Her 33-year-old son, Sanjay Gandhi, won an overwhelming victory in his constituency of Amethi, next to Rae Bareli in the state of Uttar Pradesh.

Sanjay Gandhi, who is appealing one conviction, is also being investigated following an official commission report that he used special influence to start up an automobile firm that never produced a car but provided riches for him and his friends.

Many of Gandhi's associates from her emergency rule were returned to power by the Indian voters. Among them were Bansi Lal, the defense minister in the Gandhi government who was taken to jail in handcuffs and accused of bending government rules to help Sanjay set up his auto factory, and Jagdish Tyrler, a codefendant with Sanjay in a case involving assault on a police office during a riot here last May.

While Gandhi -- an aristocratic woman whose father, Jawaharlal Nehru, was a leader in its India's independence fight and its first prime minister -- displayed little public emotion at her victory, her supporters danced with glee on the lawn of her house this morning.

A band played music that sounded more like New Orleans than New Delhi as Congress-I workers trooped past hastily erected police barracades to see their favorite.

Gandhi rarely smiled -- except when the cameras were on her.

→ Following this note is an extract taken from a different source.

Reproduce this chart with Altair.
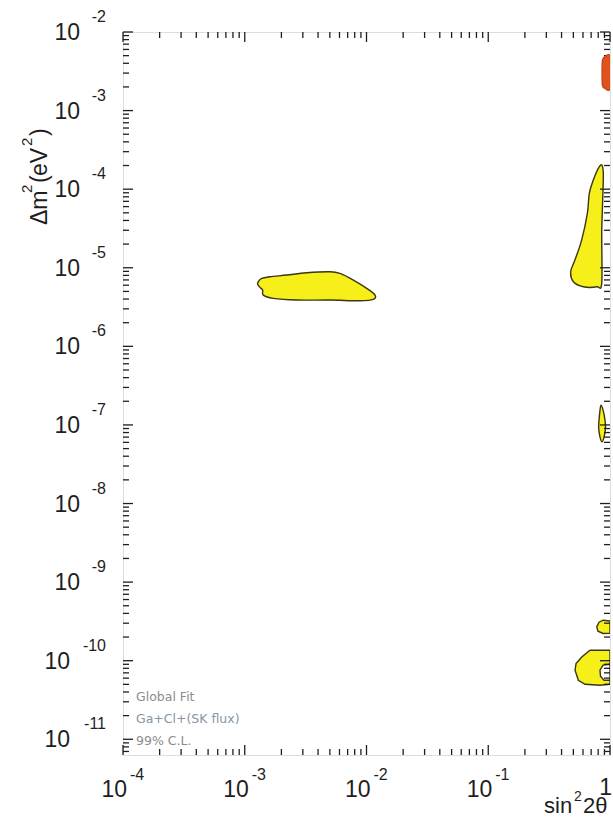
import altair as alt
import pandas as pd
import numpy as np

W, H = 487, 723

# ---- axis data ----
X_MAJOR_EXP = [-4, -3, -2, -1, 0]
Y_MAJOR_EXP = [-11, -10, -9, -8, -7, -6, -5, -4, -3, -2]
X_LABEL_EXP = ["-4", "-3", "-2", "-1"]
Y_LABEL_EXP = ["-11", "-10", "-9", "-8", "-7", "-6", "-5", "-4", "-3", "-2"]
MINOR_K = [2, 3, 4, 5, 6, 7, 8, 9]
X_DOMAIN_EXP = [-4, 0]
Y_DOMAIN_EXP = [-11.2, -2]

# ---- contour regions (log10 sin^2 2theta, log10 dm^2) ----
SMA_X = [-2.889, -2.861, -2.793, -2.655, -2.491, -2.300, -2.218, -2.108, -1.998, -1.930,
         -1.944, -2.053, -2.300, -2.573, -2.766, -2.848, -2.853, -2.875, -2.894]
SMA_Y = [-5.178, -5.135, -5.115, -5.093, -5.064, -5.051, -5.072, -5.157, -5.262, -5.348,
         -5.402, -5.420, -5.411, -5.411, -5.390, -5.348, -5.284, -5.250, -5.212]

LMA_X = [-0.068, -0.055, -0.060, -0.068, -0.068, -0.109, -0.219, -0.301, -0.323,
         -0.288, -0.233, -0.186, -0.170, -0.137, -0.096]
LMA_Y = [-3.693, -3.799, -4.138, -4.562, -5.199, -5.242, -5.242, -5.178, -5.051,
         -4.902, -4.648, -4.308, -4.053, -3.884, -3.735]

LOW_X = [-0.074, -0.057, -0.041, -0.037, -0.049, -0.066, -0.082, -0.093, -0.090, -0.082]
LOW_Y = [-6.748, -6.812, -6.939, -7.041, -7.156, -7.216, -7.156, -7.041, -6.939, -6.812]

VAC1_X = [0.0, -0.057, -0.090, -0.109, -0.099, -0.057, 0.0]
VAC1_Y = [-9.494, -9.485, -9.510, -9.570, -9.625, -9.654, -9.650]

VAC2_X = [0.0, -0.164, -0.232, -0.279, -0.287, -0.260, -0.205, -0.082, 0.0]
VAC2_Y = [-9.867, -9.867, -9.952, -10.036, -10.121, -10.249, -10.300, -10.312, -10.300]

HOLE_X = [0.0, -0.057, -0.082, -0.078, -0.049, 0.0]
HOLE_Y = [-10.045, -10.057, -10.121, -10.198, -10.249, -10.249]

RED_X = [0.0, -0.045, -0.058, -0.064, -0.064, -0.058, -0.045, 0.0]
RED_Y = [-2.318, -2.318, -2.345, -2.400, -2.650, -2.695, -2.713, -2.713]

LEGEND_LINES = ["Global Fit", "Ga+Cl+(SK flux)", "99% C.L."]

YELLOW = "#f6ef1a"
OUTLINE = "#3b3612"
RED = "#e2521f"
INK = "#1e1e1e"
FONT = "Liberation Sans"


def poly_df(name, xs, ys):
    return pd.DataFrame({
        "region": name,
        "i": np.arange(len(xs)),
        "x": np.power(10.0, xs),
        "y": np.power(10.0, ys),
    })


xs = alt.Scale(type="log", domain=[10.0 ** X_DOMAIN_EXP[0], 10.0 ** X_DOMAIN_EXP[1]], nice=False)
ys = alt.Scale(type="log", domain=[10.0 ** Y_DOMAIN_EXP[0], 10.0 ** Y_DOMAIN_EXP[1]], nice=False)


def poly_layer(df, fill, stroke, interp):
    return alt.Chart(df).mark_line(
        fill=fill, stroke=stroke, strokeWidth=1.4, interpolate=interp, clip=True
    ).encode(
        x=alt.X("x:Q", scale=xs, axis=None),
        y=alt.Y("y:Q", scale=ys, axis=None),
        order=alt.Order("i:Q"),
        detail="region:N",
    )


smooth = pd.concat([poly_df("sma", SMA_X, SMA_Y), poly_df("lma", LMA_X, LMA_Y),
                    poly_df("low", LOW_X, LOW_Y)])
edge = pd.concat([poly_df("vac1", VAC1_X, VAC1_Y), poly_df("vac2", VAC2_X, VAC2_Y)])

layers = [
    poly_layer(smooth, YELLOW, OUTLINE, "cardinal-closed"),
    poly_layer(edge, YELLOW, OUTLINE, "linear-closed"),
    poly_layer(poly_df("hole", HOLE_X, HOLE_Y), "white", OUTLINE, "linear-closed"),
]

# ---- tick tables ----
x_major = pd.DataFrame({"v": [10.0 ** e for e in X_MAJOR_EXP]})
x_minor = pd.DataFrame({"v": [k * 10.0 ** e for e in X_MAJOR_EXP[:-1] for k in MINOR_K]})
y_major = pd.DataFrame({"v": [10.0 ** e for e in Y_MAJOR_EXP]})
y_minor_vals = [k * 10.0 ** e for e in range(-12, -2) for k in MINOR_K]
y_minor = pd.DataFrame({"v": [v for v in y_minor_vals if 10.0 ** Y_DOMAIN_EXP[0] <= v <= 10.0 ** Y_DOMAIN_EXP[1]]})


def xrule(df, y0, y1):
    return alt.Chart(df).mark_rule(color=INK, strokeWidth=1.3).encode(
        x=alt.X("v:Q", scale=xs, axis=None), y=alt.value(y0), y2=alt.value(y1))


def yrule(df, x0, x1):
    return alt.Chart(df).mark_rule(color=INK, strokeWidth=1.3).encode(
        y=alt.Y("v:Q", scale=ys, axis=None), x=alt.value(x0), x2=alt.value(x1))


MAJ, MIN = 10, 6
layers += [
    xrule(x_major, H, H - MAJ), xrule(x_minor, H, H - MIN),
    xrule(x_major, 0, MAJ), xrule(x_minor, 0, MIN),
    yrule(y_major, 0, MAJ), yrule(y_minor, 0, MIN),
    yrule(y_major, W, W - MAJ), yrule(y_minor, W, W - MIN),
]

# red region sits on top of the right-hand ticks
layers.append(poly_layer(poly_df("red", RED_X, RED_Y), RED, "#c94419", "cardinal-closed"))

# ---- tick labels ----
xl = pd.DataFrame({"v": [10.0 ** int(e) for e in X_LABEL_EXP], "e": X_LABEL_EXP})
layers.append(alt.Chart(xl).mark_text(text="10", font=FONT, fontSize=23, align="right",
                                      baseline="alphabetic", dx=4, color=INK).encode(
    x=alt.X("v:Q", scale=xs, axis=None), y=alt.value(H + 42)))
layers.append(alt.Chart(xl).mark_text(font=FONT, fontSize=16, align="left",
                                      baseline="alphabetic", dx=7, color=INK).encode(
    x=alt.X("v:Q", scale=xs, axis=None), y=alt.value(H + 25), text="e:N"))
layers.append(alt.Chart(pd.DataFrame({"v": [1.0]})).mark_text(
    text="1", font=FONT, fontSize=23, align="right", baseline="alphabetic", dx=2, color=INK).encode(
    x=alt.X("v:Q", scale=xs, axis=None), y=alt.value(H + 40)))

yl = pd.DataFrame({"v": [10.0 ** int(e) for e in Y_LABEL_EXP], "e": Y_LABEL_EXP,
                   "wide": [len(e) > 2 for e in Y_LABEL_EXP]})
layers.append(alt.Chart(yl).mark_text(font=FONT, fontSize=16, align="right",
                                      baseline="alphabetic", dy=-10, color=INK).encode(
    y=alt.Y("v:Q", scale=ys, axis=None), x=alt.value(-17), text="e:N"))
layers.append(alt.Chart(yl).transform_filter("!datum.wide").mark_text(
    text="10", font=FONT, fontSize=23, align="right", baseline="alphabetic", dy=8, color=INK).encode(
    y=alt.Y("v:Q", scale=ys, axis=None), x=alt.value(-43)))
layers.append(alt.Chart(yl).transform_filter("datum.wide").mark_text(
    text="10", font=FONT, fontSize=23, align="right", baseline="alphabetic", dy=8, color=INK).encode(
    y=alt.Y("v:Q", scale=ys, axis=None), x=alt.value(-53)))


# ---- axis titles (pieces for superscripts) ----
def txt(s, x, y, size, angle=0, align="left", color=INK, font=FONT):
    kw = dict(text=s, font=font, fontSize=size, align=align, baseline="alphabetic", color=color)
    if angle:
        kw["angle"] = angle
    return alt.Chart(pd.DataFrame({"a": [0]})).mark_text(**kw).encode(
        x=alt.value(x), y=alt.value(y))


layers += [
    txt("\u0394m", -76, 193, 23, 270),
    txt("2", -91, 161, 15, 270),
    txt("(", -76, 151, 23, 270),
    txt("eV", -76, 144, 23, 270),
    txt("2", -91, 114, 15, 270),
    txt(")", -76, 104, 23, 270),
    txt("sin", 421, H + 58, 22),
    txt("2", 451, H + 46, 14),
    txt("2\u03b8", 460, H + 58, 22),
]

# ---- legend text ----
leg_colors = ["#8c8c8c", "#8796a4", "#8c8c8c"]
for j, (s, c) in enumerate(zip(LEGEND_LINES, leg_colors)):
    layers.append(txt(s, 13, 669 + 22 * j, 12.5, color=c, font="DejaVu Sans"))

chart = alt.layer(*layers).properties(
    width=W, height=H,
    padding={"left": 123, "top": 32, "right": 3, "bottom": 63},
    autosize=alt.AutoSizeParams(type="none"),
).configure_view(stroke=INK, strokeWidth=2).configure(background="white")

chart.save("out.html", embed_options={"renderer": "svg", "actions": False})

At one point she arranged campaign workers into a better picture, but for the most part she stood on a platform receiving supporters who filed past, sometimes handing back garlands to young children.

She said she went to bed at 10:30 p.m. yesterday -- while her victory was far from clear -- and awoke at 7:30 this morning. One close aide said she paid little attention to the results, and instead sorted New Year's greetings with a daughter-in-law.